Task description: Reproduce the material word for word; the images stay out.

......

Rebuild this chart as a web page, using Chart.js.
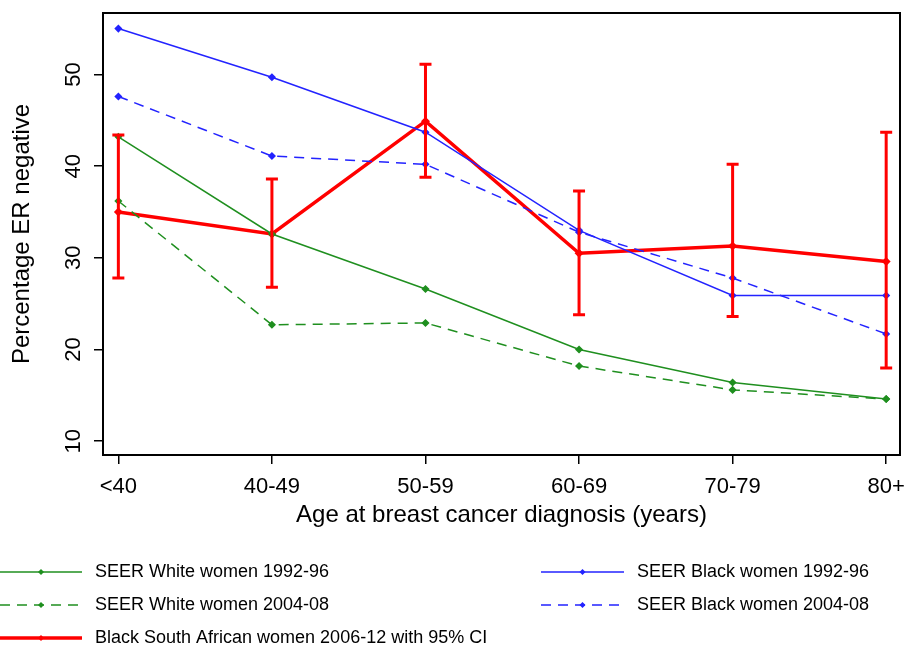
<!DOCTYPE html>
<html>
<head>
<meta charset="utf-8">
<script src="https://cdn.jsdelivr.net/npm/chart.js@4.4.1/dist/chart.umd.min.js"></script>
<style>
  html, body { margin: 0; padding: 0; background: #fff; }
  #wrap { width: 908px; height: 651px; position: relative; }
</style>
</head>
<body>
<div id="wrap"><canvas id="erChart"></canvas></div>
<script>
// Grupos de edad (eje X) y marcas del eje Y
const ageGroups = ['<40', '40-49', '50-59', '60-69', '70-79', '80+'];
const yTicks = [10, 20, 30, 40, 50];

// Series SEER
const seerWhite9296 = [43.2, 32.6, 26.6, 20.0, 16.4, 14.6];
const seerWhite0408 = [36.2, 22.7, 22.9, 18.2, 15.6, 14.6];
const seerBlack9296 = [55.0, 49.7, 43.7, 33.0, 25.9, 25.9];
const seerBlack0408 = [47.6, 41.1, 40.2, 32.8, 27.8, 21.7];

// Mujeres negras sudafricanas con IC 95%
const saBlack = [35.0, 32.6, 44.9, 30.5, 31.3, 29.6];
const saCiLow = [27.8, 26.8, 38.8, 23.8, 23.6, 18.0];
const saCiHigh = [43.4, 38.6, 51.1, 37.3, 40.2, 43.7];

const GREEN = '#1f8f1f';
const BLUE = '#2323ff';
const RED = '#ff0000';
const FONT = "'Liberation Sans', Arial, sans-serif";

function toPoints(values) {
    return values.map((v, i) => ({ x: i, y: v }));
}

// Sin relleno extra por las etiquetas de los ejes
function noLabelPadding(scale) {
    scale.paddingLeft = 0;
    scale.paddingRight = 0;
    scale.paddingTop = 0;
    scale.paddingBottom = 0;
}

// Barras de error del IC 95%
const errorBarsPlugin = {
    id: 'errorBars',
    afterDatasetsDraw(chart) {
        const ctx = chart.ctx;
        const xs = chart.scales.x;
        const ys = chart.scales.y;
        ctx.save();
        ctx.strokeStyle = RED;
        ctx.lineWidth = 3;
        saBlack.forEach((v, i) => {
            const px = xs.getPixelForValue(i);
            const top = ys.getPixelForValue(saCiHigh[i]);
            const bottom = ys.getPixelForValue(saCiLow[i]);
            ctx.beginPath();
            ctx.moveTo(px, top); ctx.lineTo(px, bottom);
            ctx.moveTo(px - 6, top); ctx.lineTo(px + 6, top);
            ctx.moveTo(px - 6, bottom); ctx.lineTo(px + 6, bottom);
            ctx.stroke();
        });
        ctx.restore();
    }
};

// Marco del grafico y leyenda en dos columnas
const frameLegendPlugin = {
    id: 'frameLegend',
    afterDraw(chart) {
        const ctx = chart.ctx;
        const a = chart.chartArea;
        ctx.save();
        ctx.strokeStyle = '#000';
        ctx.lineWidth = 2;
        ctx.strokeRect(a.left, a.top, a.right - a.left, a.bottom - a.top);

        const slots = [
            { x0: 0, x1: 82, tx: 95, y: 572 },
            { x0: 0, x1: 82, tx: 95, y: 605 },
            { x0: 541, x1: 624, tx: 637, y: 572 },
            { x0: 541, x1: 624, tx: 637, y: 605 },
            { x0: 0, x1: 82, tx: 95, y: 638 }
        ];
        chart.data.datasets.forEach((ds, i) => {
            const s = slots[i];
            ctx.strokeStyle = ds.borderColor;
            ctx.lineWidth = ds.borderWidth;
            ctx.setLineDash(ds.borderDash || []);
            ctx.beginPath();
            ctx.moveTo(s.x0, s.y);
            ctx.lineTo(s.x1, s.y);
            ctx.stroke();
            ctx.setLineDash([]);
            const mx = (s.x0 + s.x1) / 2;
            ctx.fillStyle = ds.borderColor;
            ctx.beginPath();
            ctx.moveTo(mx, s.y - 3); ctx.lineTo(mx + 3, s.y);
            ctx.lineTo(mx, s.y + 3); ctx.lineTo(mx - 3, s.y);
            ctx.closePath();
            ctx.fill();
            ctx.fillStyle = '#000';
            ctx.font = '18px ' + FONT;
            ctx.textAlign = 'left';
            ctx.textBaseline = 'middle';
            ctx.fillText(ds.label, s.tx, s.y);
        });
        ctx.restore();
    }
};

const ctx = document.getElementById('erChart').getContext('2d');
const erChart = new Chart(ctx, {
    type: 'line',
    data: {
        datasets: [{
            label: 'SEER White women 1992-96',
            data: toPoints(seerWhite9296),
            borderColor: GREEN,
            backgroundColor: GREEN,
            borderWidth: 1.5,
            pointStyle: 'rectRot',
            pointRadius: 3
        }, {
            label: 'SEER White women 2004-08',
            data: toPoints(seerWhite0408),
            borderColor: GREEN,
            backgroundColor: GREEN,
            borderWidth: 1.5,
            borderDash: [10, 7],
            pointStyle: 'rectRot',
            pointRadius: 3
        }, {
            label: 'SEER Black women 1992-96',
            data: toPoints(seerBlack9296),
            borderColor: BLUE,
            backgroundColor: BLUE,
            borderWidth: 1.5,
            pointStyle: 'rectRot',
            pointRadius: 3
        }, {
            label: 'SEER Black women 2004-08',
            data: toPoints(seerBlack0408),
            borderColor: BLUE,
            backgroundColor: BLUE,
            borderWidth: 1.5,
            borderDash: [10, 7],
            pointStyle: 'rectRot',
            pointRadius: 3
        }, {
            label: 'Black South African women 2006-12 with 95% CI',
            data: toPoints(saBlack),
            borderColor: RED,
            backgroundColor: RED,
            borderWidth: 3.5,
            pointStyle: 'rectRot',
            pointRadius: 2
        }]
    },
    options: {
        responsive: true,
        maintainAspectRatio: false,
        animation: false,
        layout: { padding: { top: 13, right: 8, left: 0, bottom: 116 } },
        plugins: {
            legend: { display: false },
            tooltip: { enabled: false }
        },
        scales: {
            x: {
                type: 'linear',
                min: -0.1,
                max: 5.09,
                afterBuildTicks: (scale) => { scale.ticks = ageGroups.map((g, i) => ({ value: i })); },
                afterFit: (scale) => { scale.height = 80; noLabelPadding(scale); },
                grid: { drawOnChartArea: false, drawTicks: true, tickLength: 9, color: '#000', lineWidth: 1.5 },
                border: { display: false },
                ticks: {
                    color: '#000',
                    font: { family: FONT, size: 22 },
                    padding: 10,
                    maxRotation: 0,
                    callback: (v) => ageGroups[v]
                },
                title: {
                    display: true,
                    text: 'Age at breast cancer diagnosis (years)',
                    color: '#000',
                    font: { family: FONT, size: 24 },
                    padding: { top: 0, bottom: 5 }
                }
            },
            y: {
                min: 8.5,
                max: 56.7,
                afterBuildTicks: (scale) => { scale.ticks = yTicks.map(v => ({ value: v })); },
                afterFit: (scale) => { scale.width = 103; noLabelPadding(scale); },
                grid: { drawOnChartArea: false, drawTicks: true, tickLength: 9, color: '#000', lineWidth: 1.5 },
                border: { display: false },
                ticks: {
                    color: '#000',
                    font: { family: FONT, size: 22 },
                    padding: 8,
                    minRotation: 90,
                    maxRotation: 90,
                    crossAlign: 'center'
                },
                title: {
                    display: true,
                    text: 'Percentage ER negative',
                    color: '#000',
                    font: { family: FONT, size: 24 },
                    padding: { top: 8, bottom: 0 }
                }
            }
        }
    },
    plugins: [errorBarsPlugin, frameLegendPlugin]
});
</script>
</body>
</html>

......

Written answer:
Rebuild this chart as a web page, using Chart.js.
<!DOCTYPE html>
<html>
<head>
<meta charset="utf-8">
<script src="https://cdn.jsdelivr.net/npm/chart.js@4.4.1/dist/chart.umd.min.js"></script>
<style>
  html, body { margin: 0; padding: 0; background: #fff; }
  #wrap { width: 908px; height: 651px; position: relative; }
</style>
</head>
<body>
<div id="wrap"><canvas id="erChart"></canvas></div>
<script>
// Grupos de edad (eje X) y marcas del eje Y
const ageGroups = ['<40', '40-49', '50-59', '60-69', '70-79', '80+'];
const yTicks = [10, 20, 30, 40, 50];

// Series SEER
const seerWhite9296 = [43.2, 32.6, 26.6, 20.0, 16.4, 14.6];
const seerWhite0408 = [36.2, 22.7, 22.9, 18.2, 15.6, 14.6];
const seerBlack9296 = [55.0, 49.7, 43.7, 33.0, 25.9, 25.9];
const seerBlack0408 = [47.6, 41.1, 40.2, 32.8, 27.8, 21.7];

// Mujeres negras sudafricanas con IC 95%
const saBlack = [35.0, 32.6, 44.9, 30.5, 31.3, 29.6];
const saCiLow = [27.8, 26.8, 38.8, 23.8, 23.6, 18.0];
const saCiHigh = [43.4, 38.6, 51.1, 37.3, 40.2, 43.7];

const GREEN = '#1f8f1f';
const BLUE = '#2323ff';
const RED = '#ff0000';
const FONT = "'Liberation Sans', Arial, sans-serif";

function toPoints(values) {
    return values.map((v, i) => ({ x: i, y: v }));
}

// Sin relleno extra por las etiquetas de los ejes
function noLabelPadding(scale) {
    scale.paddingLeft = 0;
    scale.paddingRight = 0;
    scale.paddingTop = 0;
    scale.paddingBottom = 0;
}

// Barras de error del IC 95%
const errorBarsPlugin = {
    id: 'errorBars',
    afterDatasetsDraw(chart) {
        const ctx = chart.ctx;
        const xs = chart.scales.x;
        const ys = chart.scales.y;
        ctx.save();
        ctx.strokeStyle = RED;
        ctx.lineWidth = 3;
        saBlack.forEach((v, i) => {
            const px = xs.getPixelForValue(i);
            const top = ys.getPixelForValue(saCiHigh[i]);
            const bottom = ys.getPixelForValue(saCiLow[i]);
            ctx.beginPath();
            ctx.moveTo(px, top); ctx.lineTo(px, bottom);
            ctx.moveTo(px - 6, top); ctx.lineTo(px + 6, top);
            ctx.moveTo(px - 6, bottom); ctx.lineTo(px + 6, bottom);
            ctx.stroke();
        });
        ctx.restore();
    }
};

// Marco del grafico y leyenda en dos columnas
const frameLegendPlugin = {
    id: 'frameLegend',
    afterDraw(chart) {
        const ctx = chart.ctx;
        const a = chart.chartArea;
        ctx.save();
        ctx.strokeStyle = '#000';
        ctx.lineWidth = 2;
        ctx.strokeRect(a.left, a.top, a.right - a.left, a.bottom - a.top);

        const slots = [
            { x0: 0, x1: 82, tx: 95, y: 572 },
            { x0: 0, x1: 82, tx: 95, y: 605 },
            { x0: 541, x1: 624, tx: 637, y: 572 },
            { x0: 541, x1: 624, tx: 637, y: 605 },
            { x0: 0, x1: 82, tx: 95, y: 638 }
        ];
        chart.data.datasets.forEach((ds, i) => {
            const s = slots[i];
            ctx.strokeStyle = ds.borderColor;
            ctx.lineWidth = ds.borderWidth;
            ctx.setLineDash(ds.borderDash || []);
            ctx.beginPath();
            ctx.moveTo(s.x0, s.y);
            ctx.lineTo(s.x1, s.y);
            ctx.stroke();
            ctx.setLineDash([]);
            const mx = (s.x0 + s.x1) / 2;
            ctx.fillStyle = ds.borderColor;
            ctx.beginPath();
            ctx.moveTo(mx, s.y - 3); ctx.lineTo(mx + 3, s.y);
            ctx.lineTo(mx, s.y + 3); ctx.lineTo(mx - 3, s.y);
            ctx.closePath();
            ctx.fill();
            ctx.fillStyle = '#000';
            ctx.font = '18px ' + FONT;
            ctx.textAlign = 'left';
            ctx.textBaseline = 'middle';
            ctx.fillText(ds.label, s.tx, s.y);
        });
        ctx.restore();
    }
};

const ctx = document.getElementById('erChart').getContext('2d');
const erChart = new Chart(ctx, {
    type: 'line',
    data: {
        datasets: [{
            label: 'SEER White women 1992-96',
            data: toPoints(seerWhite9296),
            borderColor: GREEN,
            backgroundColor: GREEN,
            borderWidth: 1.5,
            pointStyle: 'rectRot',
            pointRadius: 3
        }, {
            label: 'SEER White women 2004-08',
            data: toPoints(seerWhite0408),
            borderColor: GREEN,
            backgroundColor: GREEN,
            borderWidth: 1.5,
            borderDash: [10, 7],
            pointStyle: 'rectRot',
            pointRadius: 3
        }, {
            label: 'SEER Black women 1992-96',
            data: toPoints(seerBlack9296),
            borderColor: BLUE,
            backgroundColor: BLUE,
            borderWidth: 1.5,
            pointStyle: 'rectRot',
            pointRadius: 3
        }, {
            label: 'SEER Black women 2004-08',
            data: toPoints(seerBlack0408),
            borderColor: BLUE,
            backgroundColor: BLUE,
            borderWidth: 1.5,
            borderDash: [10, 7],
            pointStyle: 'rectRot',
            pointRadius: 3
        }, {
            label: 'Black South African women 2006-12 with 95% CI',
            data: toPoints(saBlack),
            borderColor: RED,
            backgroundColor: RED,
            borderWidth: 3.5,
            pointStyle: 'rectRot',
            pointRadius: 2
        }]
    },
    options: {
        responsive: true,
        maintainAspectRatio: false,
        animation: false,
        layout: { padding: { top: 13, right: 8, left: 0, bottom: 116 } },
        plugins: {
            legend: { display: false },
            tooltip: { enabled: false }
        },
        scales: {
            x: {
                type: 'linear',
                min: -0.1,
                max: 5.09,
                afterBuildTicks: (scale) => { scale.ticks = ageGroups.map((g, i) => ({ value: i })); },
                afterFit: (scale) => { scale.height = 80; noLabelPadding(scale); },
                grid: { drawOnChartArea: false, drawTicks: true, tickLength: 9, color: '#000', lineWidth: 1.5 },
                border: { display: false },
                ticks: {
                    color: '#000',
                    font: { family: FONT, size: 22 },
                    padding: 10,
                    maxRotation: 0,
                    callback: (v) => ageGroups[v]
                },
                title: {
                    display: true,
                    text: 'Age at breast cancer diagnosis (years)',
                    color: '#000',
                    font: { family: FONT, size: 24 },
                    padding: { top: 0, bottom: 5 }
                }
            },
            y: {
                min: 8.5,
                max: 56.7,
                afterBuildTicks: (scale) => { scale.ticks = yTicks.map(v => ({ value: v })); },
                afterFit: (scale) => { scale.width = 103; noLabelPadding(scale); },
                grid: { drawOnChartArea: false, drawTicks: true, tickLength: 9, color: '#000', lineWidth: 1.5 },
                border: { display: false },
                ticks: {
                    color: '#000',
                    font: { family: FONT, size: 22 },
                    padding: 8,
                    minRotation: 90,
                    maxRotation: 90,
                    crossAlign: 'center'
                },
                title: {
                    display: true,
                    text: 'Percentage ER negative',
                    color: '#000',
                    font: { family: FONT, size: 24 },
                    padding: { top: 8, bottom: 0 }
                }
            }
        }
    },
    plugins: [errorBarsPlugin, frameLegendPlugin]
});
</script>
</body>
</html>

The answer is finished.